Over the course of the two months’ worth of hearings, the committee tapped into the hundreds of taped depositions, as well as key witnesses who testified live, to present a devastating case that Trump sought multiple avenues to try to overturn the 2020 presidential election even after he was told he lost, that the former President knew ahead of time January 6 could turn violent, and that he chose not to act when his supporters attacked the Capitol and put the lives of lawmakers – not to mention his own vice president – in danger.
The panel’s set of eight hearings were remarkable for multiple reasons filling out the details about how the US Capitol came under attack on Jan. 6.
Here’s a recap of some of the key things revealed so far:
All the President’s men (and women): For two years, congressional Democrats ran into White House stonewalling while they tried to investigate all aspects of the Trump administration. Beyond some notable exceptions – notably the officials who came forward during Trump’s first impeachment – the blockade was successful at evading accountability.
Things have been different with the Jan. 6 committee.
Former White House officials by and large came forward and spoke to the committee, which conducted more than 1,000 interviews in all. Some required a subpoena, but everyone from Trump’s former personal assistant Nick Luna to spokesman Jason Miller to former White House counsel Pat Cipollone testified before the panel in videotaped depositions.
The White House power vacuum: There was a consistent theme throughout the January 6 hearings: Trump was told over and over again that the election hadn’t been stolen and he couldn’t overturn it, but he ignored that advice and found confidantes who told him what he wanted to hear.
Instead of listening to Barr or Cipollone, he turned to Rudy Giuliani and Sidney Powell, lawyers who told him the election had been stolen. When Barr’s replacement, Jeffrey Rosen, also refused to embrace Trump’s baseless fraud claims, the President considered replacing him with someone who did, Jeffrey Clark.
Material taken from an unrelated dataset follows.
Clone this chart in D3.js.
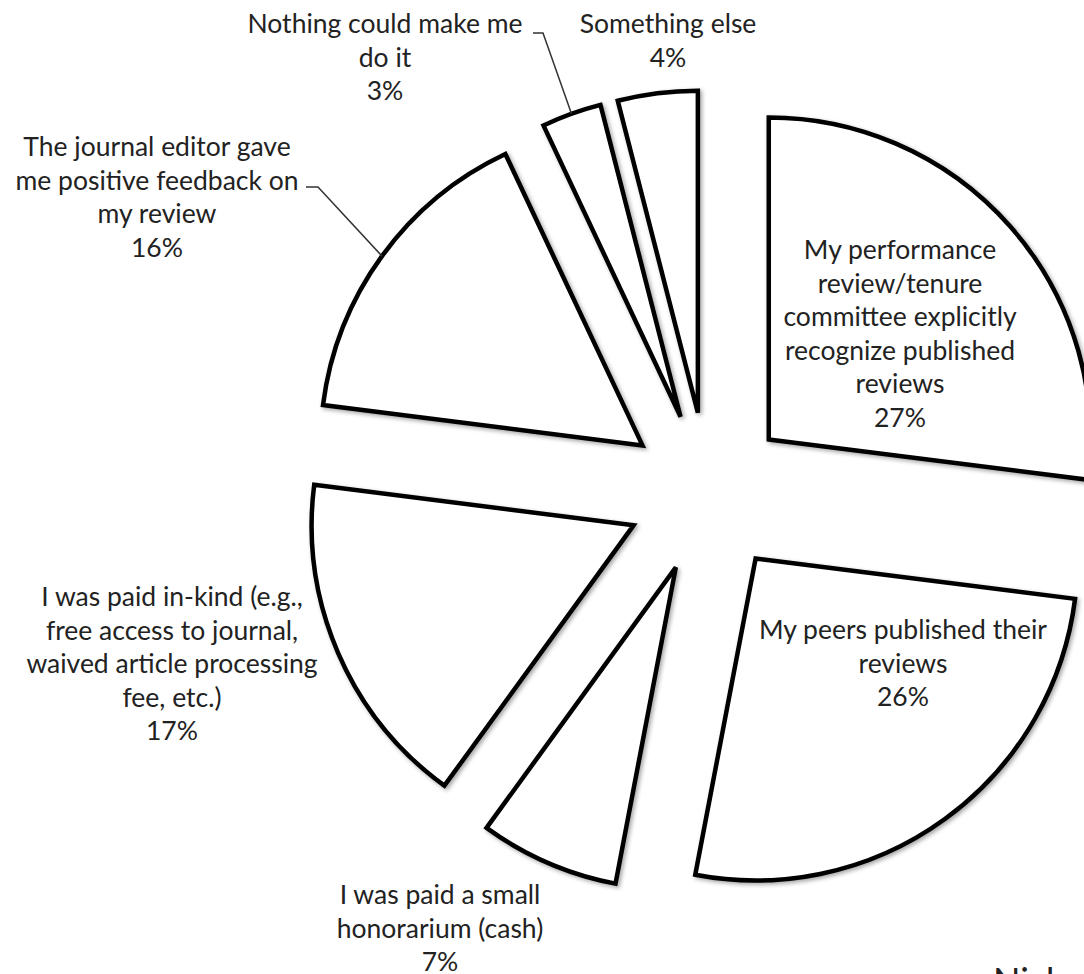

Instead of taking the advice of Senate GOP Leader Mitch McConnell – who waited until the Electoral College affirmed Joe Biden’s victory on December 14 to declare Biden president-elect – Trump cut off communication with McConnell and embraced House Republicans plotting to reject electors through Congress on January 6.
No one, it appeared, was able to stand up to Trump and tell him he had to stand down.
The toll of January 6 on civil servants: At several points across the hearings, the January 6 committee made a point to illustrate how Trump’s attacks on the election and the violence that occurred at the Capitol had impacts that went far beyond the political realm.
At the committee’s opening hearing, Capitol police officer Caroline Edwards testified about the injuries she suffered at the hands of rioters. The committee brought in state officials like Arizona House Speaker Rusty Bowers and Georgia Secretary of State Brad Raffensperger, both Republicans, who received numerous threats after Trump had lashed out at them.
One of the most heart-wrenching moments came from the testimony of Wandrea “Shaye” Moss and her mother Ruby Freeman, who were volunteer election workers in Atlanta during the 2020 election.